Я был свидетелем подобных случаев. Один из моих друзей детства ушел навсегда под покрытый снегом тонкий лед в реку Делавэр. Приятель эскимосов Кинна таким же образом погиб у гренландского берега. Тонкий лед, покрытый свежим снегом, – наиболее опасная из всех арктических ловушек. Мы знали, что находимся в такой западне.
Когда, в конце концов, мы благополучно дошли до скал на берегу невидимого озера, все вздохнули с облегчением – получен еще один шанс. И обычная после каждого дикого напряжения мысль «как хороша жизнь» посетила нас с удвоенной внушительностью. Моим внутренним убеждением, как до этого случая, так и после него, было: «Да, в нашем деле, между муками голода и холода, у нас так мало того, ради чего стоит жить; но еще меньшего можно ждать от смерти».
Планирование следующего шага потребовало многих минут колебаний и тяжелого раздумья.
Погода стояла ясная, но на западе и востоке в поле зрения низкие облака тумана устилали всю землю. Мы были мокрые от холодного пота – реакции на страх близкой гибели. Мы сидели на нартах, ели мороженое мясо и сжимали в варежках по маленькому снежку, чтобы согреть его и по кусочкам съесть вместо воды. Возбуждение прошло, и одежда висела на наших дрожащих плечах, как мокрые одеяла. Вернуться было уже невозможно. Оставалось идти вперед. Но что ждет нас?
Мы знали, что находимся уже недалеко от берега противоположной стороны острова. Пролив Джонс должен быть в 10–15 милях. Но найдем ли мы пологий спуск или нас ждут отвесные скалы? Пока обдумывался новый маршрут, погода приняла решение за нас.
На перевале условия могут меняться совсем внезапно, без предупреждения. На более низкой высоте по обеим сторонам хребта могло быть тихо и ясно, и наоборот. Но для нас поверхность перевала превратилась теперь в желоб для потока почти жидкого воздуха, выравнивающего условия на уровне моря по обе стороны.
Направившись довольно осторожно на восток, мы обнаружили, что наш вынужденный маршрут проходит по поверхности, неудобной для нарт. Глубокий мягкий снег настолько ровно покрывал землю, что выбрать нормальную дорогу стало невозможно. Нарты проваливались в ямы и подпрыгивали на камнях, часто увязали в смеси песка, снега и камней. Мокрые и замерзшие, с лапами, покрытыми заледеневшим снегом, собаки то и дело отказывались идти дальше. Но все-таки на несколько миль мы продвинулись. Местность изменилась мало. Остановившись, чтобы отдышаться, распутывая собачью упряжь и очищая лапы собак от намерзшего снега, мы заметили впереди между снежными холмами маленький кусочек синего неба. Это было отрадное зрелище. Неужели мы прорвались через перевал?

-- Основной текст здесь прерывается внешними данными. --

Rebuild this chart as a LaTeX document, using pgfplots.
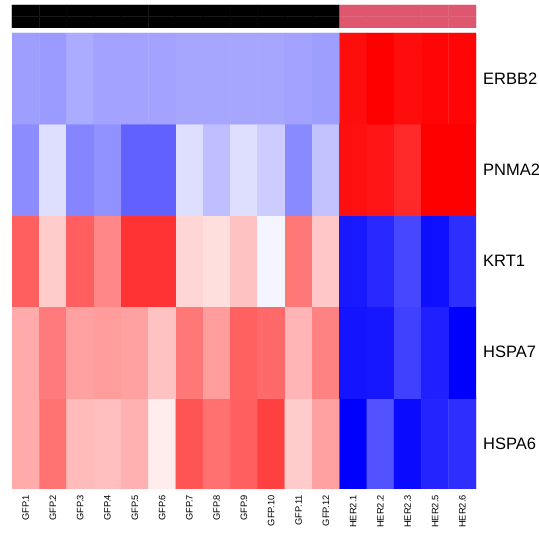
\documentclass[border=0pt]{standalone}
\usepackage{pgfplots}
\pgfplotsset{compat=1.18}
\usepackage{fontspec}
\setmainfont{Liberation Sans}
\begin{document}
\begin{tikzpicture}
\path[use as bounding box] (0pt,0pt) rectangle (539pt,534pt);
\begin{axis}[at={(12pt,45pt)}, anchor=south west, scale only axis,
  width=464pt, height=456pt,
  xmin=-0.5, xmax=16.5, ymin=-0.5, ymax=4.5, enlargelimits=false,
  axis line style={draw=none}, major tick length=0pt,
  xtick={0,...,16},
  xticklabels={GFP.1,GFP.2,GFP.3,GFP.4,GFP.5,GFP.6,GFP.7,GFP.8,GFP.9,GFP.10,GFP.11,GFP.12,HER2.1,HER2.2,HER2.3,HER2.5,HER2.6},
  ytick={0,...,4},
  yticklabels={HSPA6,HSPA7,KRT1,PNMA2,ERBB2},
  yticklabel pos=right,
  xticklabel style={rotate=90, anchor=east, inner sep=0pt, font=\fontsize{9.3}{10}\selectfont},
  xticklabel shift=6pt,
  yticklabel style={anchor=west, inner sep=0pt, font=\fontsize{16.5}{18}\selectfont},
  yticklabel shift=7pt,
  colormap={bwr}{rgb255=(0,0,255) rgb255=(255,255,255) rgb255=(255,0,0)},
  point meta min=-1, point meta max=1]
\addplot[matrix plot*, mesh/cols=17, point meta=explicit] table[meta=c] {
x y c
0 0 0.33
1 0 0.55
2 0 0.27
3 0 0.25
4 0 0.31
5 0 0.07
6 0 0.67
7 0 0.56
8 0 0.63
9 0 0.75
10 0 0.20
11 0 0.37
12 0 -1.00
13 0 -0.68
14 0 -0.96
15 0 -0.86
16 0 -0.82
0 1 0.33
1 1 0.52
2 1 0.37
3 1 0.39
4 1 0.37
5 1 0.24
6 1 0.53
7 1 0.39
8 1 0.62
9 1 0.59
10 1 0.29
11 1 0.49
12 1 -0.92
13 1 -0.91
14 1 -0.75
15 1 -0.88
16 1 -1.00
0 2 0.63
1 2 0.20
2 2 0.63
3 2 0.47
4 2 0.80
5 2 0.80
6 2 0.16
7 2 0.13
8 2 0.24
9 2 -0.04
10 2 0.53
11 2 0.22
12 2 -0.90
13 2 -0.84
14 2 -0.72
15 2 -0.94
16 2 -0.82
0 3 -0.45
1 3 -0.13
2 3 -0.48
3 3 -0.43
4 3 -0.62
5 3 -0.62
6 3 -0.13
7 3 -0.25
8 3 -0.13
9 3 -0.20
10 3 -0.46
11 3 -0.24
12 3 0.94
13 3 0.92
14 3 0.84
15 3 1.00
16 3 1.00
0 4 -0.38
1 4 -0.39
2 4 -0.33
3 4 -0.36
4 4 -0.36
5 4 -0.36
6 4 -0.35
7 4 -0.35
8 4 -0.35
9 4 -0.35
10 4 -0.36
11 4 -0.38
12 4 0.95
13 4 1.00
14 4 0.95
15 4 0.98
16 4 0.98
};
\end{axis}
\begin{axis}[at={(12pt,506pt)}, anchor=south west, scale only axis,
  width=464pt, height=23pt,
  xmin=-0.5, xmax=16.5, ymin=-0.5, ymax=1.5, enlargelimits=false,
  hide axis,
  colormap={ann}{rgb255=(0,0,0) rgb255=(222,87,111)},
  point meta min=0, point meta max=1]
\addplot[matrix plot*, mesh/cols=17, point meta=explicit] table[meta=c] {
x y c
0 0 0
1 0 0
2 0 0
3 0 0
4 0 0
5 0 0
6 0 0
7 0 0
8 0 0
9 0 0
10 0 0
11 0 0
12 0 1
13 0 1
14 0 1
15 0 1
16 0 1
0 1 0
1 1 0
2 1 0
3 1 0
4 1 0
5 1 0
6 1 0
7 1 0
8 1 0
9 1 0
10 1 0
11 1 0
12 1 1
13 1 1
14 1 1
15 1 1
16 1 1
};
\end{axis}
\end{tikzpicture}
\end{document}
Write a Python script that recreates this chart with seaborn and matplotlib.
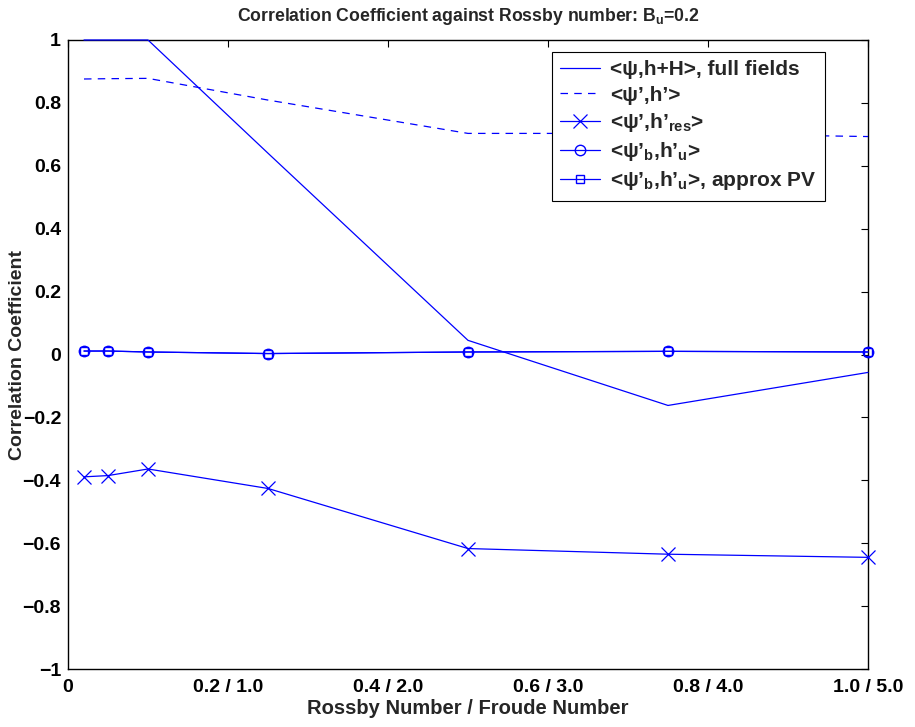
import matplotlib
matplotlib.use("Agg")
import matplotlib.pyplot as plt
import seaborn as sns
import pandas as pd

# Rossby number samples
rossby = [0.02, 0.05, 0.1, 0.25, 0.5, 0.75, 1.0]

full_fields = [1.0, 1.0, 1.0, 0.64, 0.045, -0.162, -0.057]
perturb = [0.876, 0.877, 0.878, 0.809, 0.703, 0.703, 0.693]
resid = [-0.389, -0.385, -0.364, -0.426, -0.617, -0.635, -0.645]
bal_unbal = [0.011, 0.011, 0.008, 0.003, 0.008, 0.010, 0.008]
bal_unbal_pv = [0.011, 0.011, 0.008, 0.003, 0.008, 0.010, 0.008]

xticks = [0, 0.2, 0.4, 0.6, 0.8, 1.0]
xticklabels = ["0", "0.2 / 1.0", "0.4 / 2.0", "0.6 / 3.0", "0.8 / 4.0", "1.0 / 5.0"]
yticks = [-1, -0.8, -0.6, -0.4, -0.2, 0, 0.2, 0.4, 0.6, 0.8, 1]
yticklabels = ["\u22121", "\u22120.8", "\u22120.6", "\u22120.4", "\u22120.2", "0",
               "0.2", "0.4", "0.6", "0.8", "1"]

df = pd.DataFrame({"x": rossby, "full": full_fields, "pert": perturb,
                   "res": resid, "bu": bal_unbal, "bupv": bal_unbal_pv})

sns.set_style("white")
plt.rcParams["font.family"] = ["Liberation Sans", "DejaVu Sans"]
plt.rcParams["font.weight"] = "bold"
plt.rcParams["mathtext.fontset"] = "custom"
plt.rcParams["mathtext.rm"] = "Liberation Sans:bold"
plt.rcParams["mathtext.it"] = "Liberation Sans:bold"
plt.rcParams["mathtext.bf"] = "Liberation Sans:bold"
plt.rcParams["mathtext.default"] = "rm"

fig = plt.figure(figsize=(9.15, 7.27), dpi=100)
ax = fig.add_axes([68 / 915, 1 - 669 / 727, 800 / 915, 629 / 727])

blue = (0, 0, 1)
lw = 0.9
common = dict(ax=ax, color=blue, lw=lw, clip_on=False, zorder=3)
sns.lineplot(data=df, x="x", y="full", label="<\u03c8,h+H>, full fields", **common)
sns.lineplot(data=df, x="x", y="pert", linestyle=(0, (6, 5)),
             label="<\u03c8\u2019,h\u2019>", **common)
sns.lineplot(data=df, x="x", y="res", marker="x", markersize=9.5,
             markeredgewidth=0.9, markeredgecolor=blue,
             label="<\u03c8\u2019,h\u2019$_{res}$>", **common)
sns.lineplot(data=df, x="x", y="bu", marker="o", markersize=7.5,
             markerfacecolor="none", markeredgecolor=blue, markeredgewidth=1.0,
             label="<\u03c8\u2019$_b$,h\u2019$_u$>", **common)
sns.lineplot(data=df, x="x", y="bupv", marker="s", markersize=6,
             markerfacecolor="none", markeredgecolor=blue, markeredgewidth=1.0,
             label="<\u03c8\u2019$_b$,h\u2019$_u$>, approx PV", **common)

ax.set_xlim(0, 1.0)
ax.set_ylim(-1, 1)
ax.set_xticks(xticks)
ax.set_xticklabels(xticklabels, fontsize=14, fontweight="bold")
ax.set_yticks(yticks)
ax.set_yticklabels(yticklabels, fontsize=14, fontweight="bold")
ax.tick_params(direction="in", length=5, width=0.8, top=True, right=True,
               colors="black")
ax.tick_params(axis="x", pad=7)
ax.tick_params(axis="y", pad=5)
for s in ax.spines.values():
    s.set_visible(True)
    s.set_color("black")
    s.set_linewidth(1.0)

ax.set_xlabel("Rossby Number / Froude Number", fontsize=14.5, fontweight="bold",
              labelpad=2)
ax.set_ylabel("Correlation Coefficient", fontsize=14, fontweight="bold")
ax.yaxis.set_label_coords((26 - 68) / 800, 0.5)
ax.set_title("Correlation Coefficient against Rossby number: B$_u$=0.2",
             fontsize=12.7, fontweight="bold", pad=14)

leg = ax.legend(loc="upper right", bbox_to_anchor=((825 - 68) / 800, (669 - 52) / 629),
                bbox_transform=ax.transAxes, borderaxespad=0, fontsize=15,
                frameon=True, fancybox=False, framealpha=1, edgecolor="black",
                handlelength=1.9, labelspacing=0.3, borderpad=0.4,
                handletextpad=0.5)
leg.get_frame().set_linewidth(0.8)

fig.savefig("out.png", dpi=100)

Вела сказал: «Да, эта синева – небо на другой стороне».
В новом порыве, с новыми силами мы тронулись вперед. Чуть позже этот лоскуток ясного неба уже не выглядел так привлекательно. Серые клочья облаков поднимались снизу и толпились вокруг нас. Надвигалась буря. Где спрятаться? При таком количестве рыхлого снега буря не сулила ничего хорошего.